Early on in the project, we distanced ourselves from the term cultural competence, which seemed to us to be somewhat problematic. Our flexible vision of culture, as exemplified by Paul’s short audio The River of Culture, doesn’t tally well with the idea that we can develop a definable repertoire or set of skills that will enable us to understand and communicate effectively with people from specific cultures: the world and the people in it are arguably too fluid and complicated for that. Cultural humility sits better with our stance toward culture, even though we don’t want young people to be shy at reaching out to one another. Meanwhile, cultural awareness, while certainly not discordant with Out of Eden Learn, somehow fails to capture the experiential nature of the learning experiences we offer.

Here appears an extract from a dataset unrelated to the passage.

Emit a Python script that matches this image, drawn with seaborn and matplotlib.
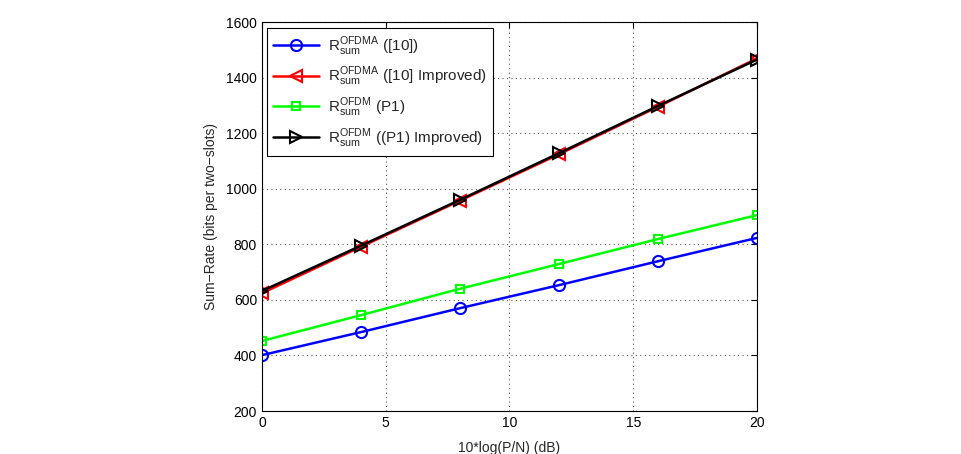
import pandas as pd
import seaborn as sb
import matplotlib.pyplot as plt

snr_db = [0, 4, 8, 12, 16, 20]
ofdma_ref = [401, 484, 570, 653, 739, 823]
ofdma_improved = [624, 791, 957, 1124, 1295, 1469]
ofdm_p1 = [452, 545, 640, 729, 819, 905]
ofdm_p1_improved = [632, 795, 960, 1128, 1298, 1465]

labels = [r'$\mathrm{R}_{\mathrm{sum}}^{\mathrm{OFDMA}}$ ([10])',
          r'$\mathrm{R}_{\mathrm{sum}}^{\mathrm{OFDMA}}$ ([10] Improved)',
          r'$\mathrm{R}_{\mathrm{sum}}^{\mathrm{OFDM}}$ (P1)',
          r'$\mathrm{R}_{\mathrm{sum}}^{\mathrm{OFDM}}$ ((P1) Improved)']


def main():
    sb.set_style("white")
    plt.rcParams['font.family'] = ['Liberation Sans', 'DejaVu Sans']
    plt.rcParams['mathtext.fontset'] = 'custom'
    plt.rcParams['mathtext.rm'] = 'Liberation Sans'

    fig = plt.figure(figsize=(9.62, 4.54), dpi=100)
    ax = fig.add_axes([0.2723, 0.0947, 0.5146, 0.8568])

    series = [ofdma_ref, ofdma_improved, ofdm_p1, ofdm_p1_improved]
    colors = ['#0000ff', '#ff0000', '#00ff00', '#000000']
    markers = ['o', '<', 's', '>']
    sizes = [8, 8, 6, 8]
    for vals, lab, col, mk, ms in zip(series, labels, colors, markers, sizes):
        data = pd.DataFrame({'x': snr_db, 'y': vals})
        sb.lineplot(x='x', y='y', data=data, ax=ax, color=col, marker=mk,
                    markersize=ms, markerfacecolor='none',
                    markeredgecolor=col, markeredgewidth=1.5,
                    linewidth=1.8, label=lab)

    ax.set_xlim(0, 20)
    ax.set_ylim(200, 1600)
    ax.set_xticks([0, 5, 10, 15, 20])
    ax.set_yticks(range(200, 1601, 200))
    ax.grid(True, linestyle=(0, (1, 3)), color='#555555', linewidth=0.8)
    ax.tick_params(direction='in', top=True, right=True, length=4,
                   labelsize=10, width=0.8, colors='black')
    for sp in ax.spines.values():
        sp.set_color('black')
        sp.set_linewidth(0.8)

    ax.set_xlabel('10*log(P/N) (dB)', fontsize=10, labelpad=8)
    ax.set_ylabel('Sum\u2212Rate (bits per two\u2212slots)', fontsize=10, labelpad=6)

    leg = ax.legend(loc='upper left', bbox_to_anchor=(0.01, 0.985),
                    borderaxespad=0.0,
                    fancybox=False, framealpha=1, edgecolor='black',
                    fontsize=11, handlelength=3.0, labelspacing=0.45,
                    borderpad=0.4, handletextpad=0.6)
    leg.get_frame().set_linewidth(0.8)

    plt.savefig('out.png', format='png', dpi=100)


if __name__ == "__main__":
    main()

Words we’re currently batting around that feel more on point include the following: cultural engagement, cultural exchange, cultural dialogue, and cultural inquiry. Yet with all of these terms we worry that that they don’t capture the many kinds of differences and boundaries that participants in Out of Eden Learn are crossing. How to communicate that Out of Eden Learn is about having young people investigate their own cultures as much as it is about exploring those of others – or that the interesting differences they encounter could be located a desk or a mile away rather than on a different continent? And how might we encapsulate the many facets of Out of Eden Learn – global, digital, cultural, and beyond – in a term or phrase that would help people to situate us within a broader educational landscape? We look forward to elaborating on our thinking in future blog posts; meanwhile we welcome our readers’ feedback and suggestions.